** start **

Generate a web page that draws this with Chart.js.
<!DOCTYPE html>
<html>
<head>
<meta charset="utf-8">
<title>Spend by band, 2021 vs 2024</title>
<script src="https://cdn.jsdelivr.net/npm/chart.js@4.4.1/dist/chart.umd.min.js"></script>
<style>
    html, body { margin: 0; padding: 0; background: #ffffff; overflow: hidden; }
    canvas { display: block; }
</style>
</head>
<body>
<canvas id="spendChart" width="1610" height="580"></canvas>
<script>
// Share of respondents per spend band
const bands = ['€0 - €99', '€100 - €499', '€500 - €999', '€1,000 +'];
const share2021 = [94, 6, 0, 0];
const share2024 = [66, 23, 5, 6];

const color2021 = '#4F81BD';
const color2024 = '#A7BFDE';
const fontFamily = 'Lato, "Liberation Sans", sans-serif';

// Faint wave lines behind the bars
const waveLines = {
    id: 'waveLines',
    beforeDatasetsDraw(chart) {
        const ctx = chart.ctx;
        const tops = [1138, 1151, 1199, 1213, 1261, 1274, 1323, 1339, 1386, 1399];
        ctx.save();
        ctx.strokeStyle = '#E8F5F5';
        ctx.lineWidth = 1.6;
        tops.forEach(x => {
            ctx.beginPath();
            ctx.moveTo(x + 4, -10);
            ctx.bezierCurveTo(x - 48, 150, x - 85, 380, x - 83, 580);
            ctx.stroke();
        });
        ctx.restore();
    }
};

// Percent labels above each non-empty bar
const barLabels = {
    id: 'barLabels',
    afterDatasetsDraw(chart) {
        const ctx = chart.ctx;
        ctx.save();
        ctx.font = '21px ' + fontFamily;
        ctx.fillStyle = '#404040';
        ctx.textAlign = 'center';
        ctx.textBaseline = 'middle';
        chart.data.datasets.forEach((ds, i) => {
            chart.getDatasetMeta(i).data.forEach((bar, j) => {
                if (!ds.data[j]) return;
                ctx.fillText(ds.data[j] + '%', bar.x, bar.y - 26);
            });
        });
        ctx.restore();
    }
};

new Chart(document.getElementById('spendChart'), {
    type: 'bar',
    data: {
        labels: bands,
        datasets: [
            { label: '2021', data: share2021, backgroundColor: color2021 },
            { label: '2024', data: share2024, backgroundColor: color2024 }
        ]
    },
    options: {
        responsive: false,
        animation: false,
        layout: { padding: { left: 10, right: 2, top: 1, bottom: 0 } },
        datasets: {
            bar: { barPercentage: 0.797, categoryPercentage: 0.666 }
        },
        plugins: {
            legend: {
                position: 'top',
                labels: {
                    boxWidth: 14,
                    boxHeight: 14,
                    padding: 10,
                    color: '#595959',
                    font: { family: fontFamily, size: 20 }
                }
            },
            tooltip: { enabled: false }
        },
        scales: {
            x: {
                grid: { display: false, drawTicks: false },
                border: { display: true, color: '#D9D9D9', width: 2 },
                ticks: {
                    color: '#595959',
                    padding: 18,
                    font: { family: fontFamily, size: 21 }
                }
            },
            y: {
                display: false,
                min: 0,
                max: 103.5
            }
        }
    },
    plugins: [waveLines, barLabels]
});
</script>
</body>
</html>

** end **
** start **

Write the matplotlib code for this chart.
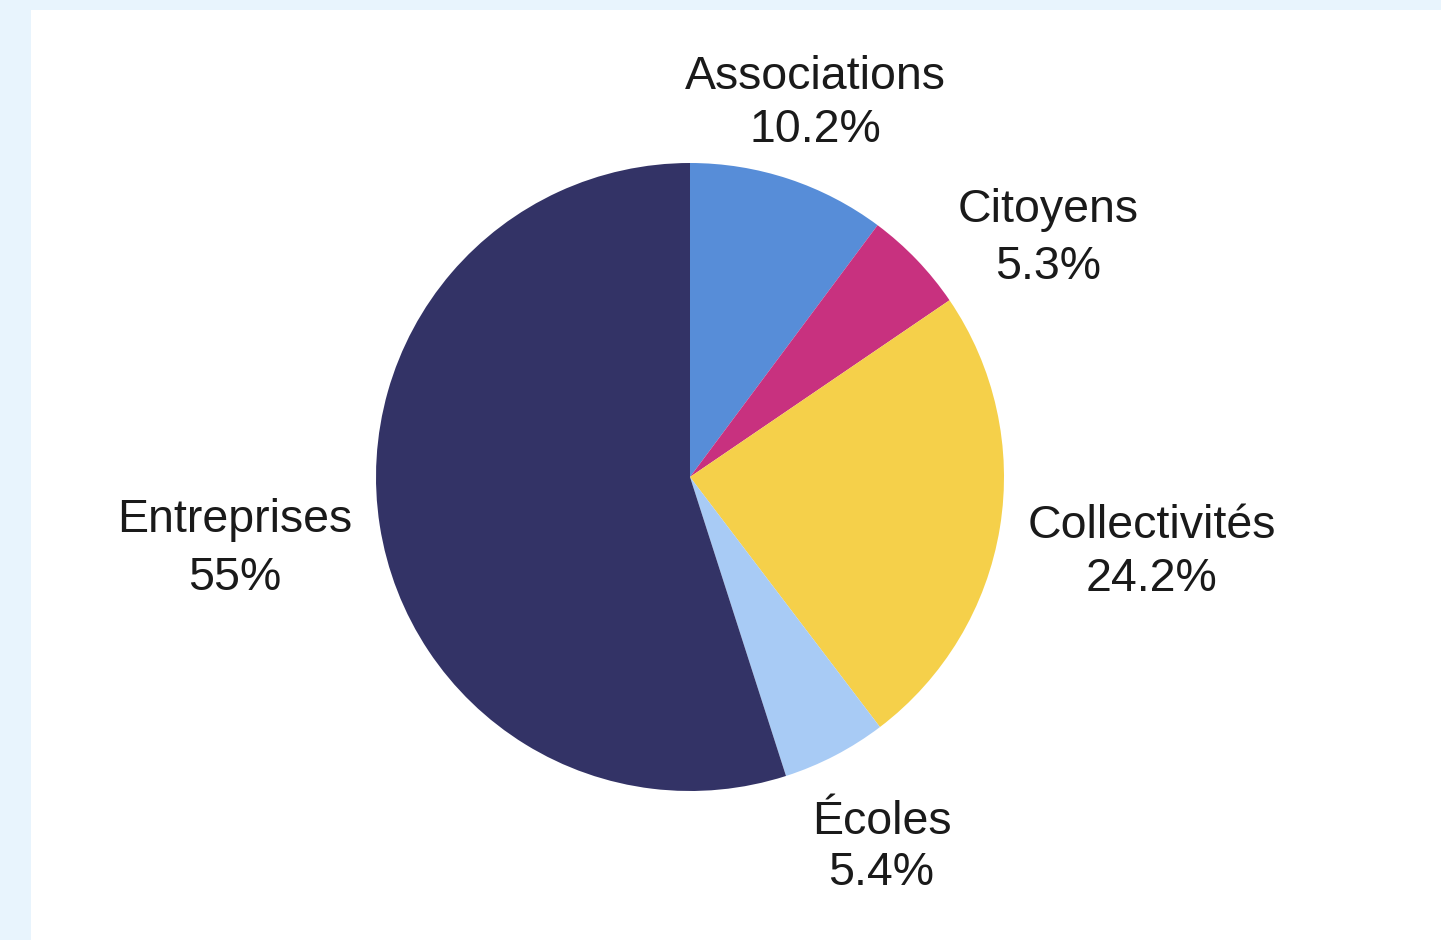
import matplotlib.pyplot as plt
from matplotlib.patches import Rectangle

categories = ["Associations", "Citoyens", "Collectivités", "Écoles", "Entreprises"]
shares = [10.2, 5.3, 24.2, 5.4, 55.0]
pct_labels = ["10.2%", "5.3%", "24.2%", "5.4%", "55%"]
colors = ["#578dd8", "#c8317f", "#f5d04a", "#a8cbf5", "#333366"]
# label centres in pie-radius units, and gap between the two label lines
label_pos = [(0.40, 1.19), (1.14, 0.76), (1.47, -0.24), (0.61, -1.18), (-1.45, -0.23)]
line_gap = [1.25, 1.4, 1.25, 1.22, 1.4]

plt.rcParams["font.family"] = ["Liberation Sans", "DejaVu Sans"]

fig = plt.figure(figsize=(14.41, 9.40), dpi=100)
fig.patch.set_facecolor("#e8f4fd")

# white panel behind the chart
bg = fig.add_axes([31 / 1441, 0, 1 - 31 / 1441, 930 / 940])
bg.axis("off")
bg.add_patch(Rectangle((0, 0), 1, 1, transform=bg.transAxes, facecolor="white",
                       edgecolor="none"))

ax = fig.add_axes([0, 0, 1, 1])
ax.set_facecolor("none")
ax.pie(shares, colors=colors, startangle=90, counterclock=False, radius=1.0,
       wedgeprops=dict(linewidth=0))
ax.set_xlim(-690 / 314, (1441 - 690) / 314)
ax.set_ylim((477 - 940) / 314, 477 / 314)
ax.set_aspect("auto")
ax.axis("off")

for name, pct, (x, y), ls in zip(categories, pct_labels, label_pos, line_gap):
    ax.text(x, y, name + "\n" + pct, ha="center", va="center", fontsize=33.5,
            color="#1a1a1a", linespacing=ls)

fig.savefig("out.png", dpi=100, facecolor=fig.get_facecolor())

** end **

Looking at the entries above, state how many lines contain "matplotlib"; give the number alone.

* [Output for this task] 3